▸ YOUR INSTRUCTIONS: Give the listing again character for character, but drop the images.

▸ RECORDED INFORMATION:
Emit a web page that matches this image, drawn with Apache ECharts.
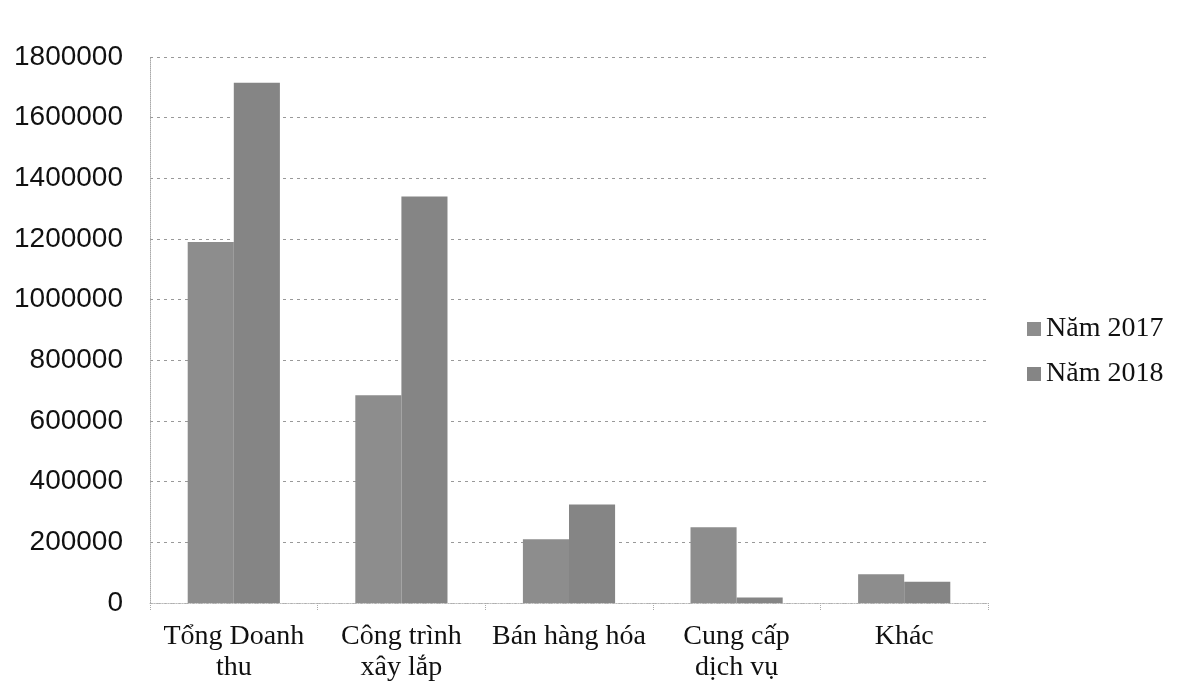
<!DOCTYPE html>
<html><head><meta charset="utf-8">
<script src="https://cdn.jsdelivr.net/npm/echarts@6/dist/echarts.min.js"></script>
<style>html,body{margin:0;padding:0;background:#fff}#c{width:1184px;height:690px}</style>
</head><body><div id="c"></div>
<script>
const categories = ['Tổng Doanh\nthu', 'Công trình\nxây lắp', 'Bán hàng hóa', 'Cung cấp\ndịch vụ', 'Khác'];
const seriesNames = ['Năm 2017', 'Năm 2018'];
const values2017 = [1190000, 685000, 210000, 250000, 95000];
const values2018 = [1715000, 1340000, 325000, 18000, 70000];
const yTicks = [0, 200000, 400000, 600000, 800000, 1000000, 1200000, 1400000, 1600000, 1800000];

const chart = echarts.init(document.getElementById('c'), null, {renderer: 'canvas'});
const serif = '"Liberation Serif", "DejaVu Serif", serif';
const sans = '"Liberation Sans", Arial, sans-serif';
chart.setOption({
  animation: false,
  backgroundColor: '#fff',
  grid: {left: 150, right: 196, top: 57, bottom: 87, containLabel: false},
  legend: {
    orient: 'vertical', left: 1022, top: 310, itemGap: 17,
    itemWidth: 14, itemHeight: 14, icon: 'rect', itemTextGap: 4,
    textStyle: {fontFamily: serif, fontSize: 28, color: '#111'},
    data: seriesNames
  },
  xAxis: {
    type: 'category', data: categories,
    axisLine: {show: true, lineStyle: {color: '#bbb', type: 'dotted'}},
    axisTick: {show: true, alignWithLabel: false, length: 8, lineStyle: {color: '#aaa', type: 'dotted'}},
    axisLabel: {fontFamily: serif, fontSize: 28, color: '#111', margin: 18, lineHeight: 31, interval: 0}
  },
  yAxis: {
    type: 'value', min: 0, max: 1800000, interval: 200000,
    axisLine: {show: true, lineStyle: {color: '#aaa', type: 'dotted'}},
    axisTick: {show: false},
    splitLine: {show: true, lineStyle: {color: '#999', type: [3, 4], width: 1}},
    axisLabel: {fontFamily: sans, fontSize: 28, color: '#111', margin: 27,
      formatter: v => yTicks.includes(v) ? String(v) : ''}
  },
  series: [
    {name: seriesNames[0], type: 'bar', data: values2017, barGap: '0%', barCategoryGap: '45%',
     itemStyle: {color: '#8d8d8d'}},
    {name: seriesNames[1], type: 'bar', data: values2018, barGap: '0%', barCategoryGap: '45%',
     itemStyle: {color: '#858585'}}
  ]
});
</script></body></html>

▸ RESPONSE:
Emit a web page that matches this image, drawn with Apache ECharts.
<!DOCTYPE html>
<html><head><meta charset="utf-8">
<script src="https://cdn.jsdelivr.net/npm/echarts@6/dist/echarts.min.js"></script>
<style>html,body{margin:0;padding:0;background:#fff}#c{width:1184px;height:690px}</style>
</head><body><div id="c"></div>
<script>
const categories = ['Tổng Doanh\nthu', 'Công trình\nxây lắp', 'Bán hàng hóa', 'Cung cấp\ndịch vụ', 'Khác'];
const seriesNames = ['Năm 2017', 'Năm 2018'];
const values2017 = [1190000, 685000, 210000, 250000, 95000];
const values2018 = [1715000, 1340000, 325000, 18000, 70000];
const yTicks = [0, 200000, 400000, 600000, 800000, 1000000, 1200000, 1400000, 1600000, 1800000];

const chart = echarts.init(document.getElementById('c'), null, {renderer: 'canvas'});
const serif = '"Liberation Serif", "DejaVu Serif", serif';
const sans = '"Liberation Sans", Arial, sans-serif';
chart.setOption({
  animation: false,
  backgroundColor: '#fff',
  grid: {left: 150, right: 196, top: 57, bottom: 87, containLabel: false},
  legend: {
    orient: 'vertical', left: 1022, top: 310, itemGap: 17,
    itemWidth: 14, itemHeight: 14, icon: 'rect', itemTextGap: 4,
    textStyle: {fontFamily: serif, fontSize: 28, color: '#111'},
    data: seriesNames
  },
  xAxis: {
    type: 'category', data: categories,
    axisLine: {show: true, lineStyle: {color: '#bbb', type: 'dotted'}},
    axisTick: {show: true, alignWithLabel: false, length: 8, lineStyle: {color: '#aaa', type: 'dotted'}},
    axisLabel: {fontFamily: serif, fontSize: 28, color: '#111', margin: 18, lineHeight: 31, interval: 0}
  },
  yAxis: {
    type: 'value', min: 0, max: 1800000, interval: 200000,
    axisLine: {show: true, lineStyle: {color: '#aaa', type: 'dotted'}},
    axisTick: {show: false},
    splitLine: {show: true, lineStyle: {color: '#999', type: [3, 4], width: 1}},
    axisLabel: {fontFamily: sans, fontSize: 28, color: '#111', margin: 27,
      formatter: v => yTicks.includes(v) ? String(v) : ''}
  },
  series: [
    {name: seriesNames[0], type: 'bar', data: values2017, barGap: '0%', barCategoryGap: '45%',
     itemStyle: {color: '#8d8d8d'}},
    {name: seriesNames[1], type: 'bar', data: values2018, barGap: '0%', barCategoryGap: '45%',
     itemStyle: {color: '#858585'}}
  ]
});
</script></body></html>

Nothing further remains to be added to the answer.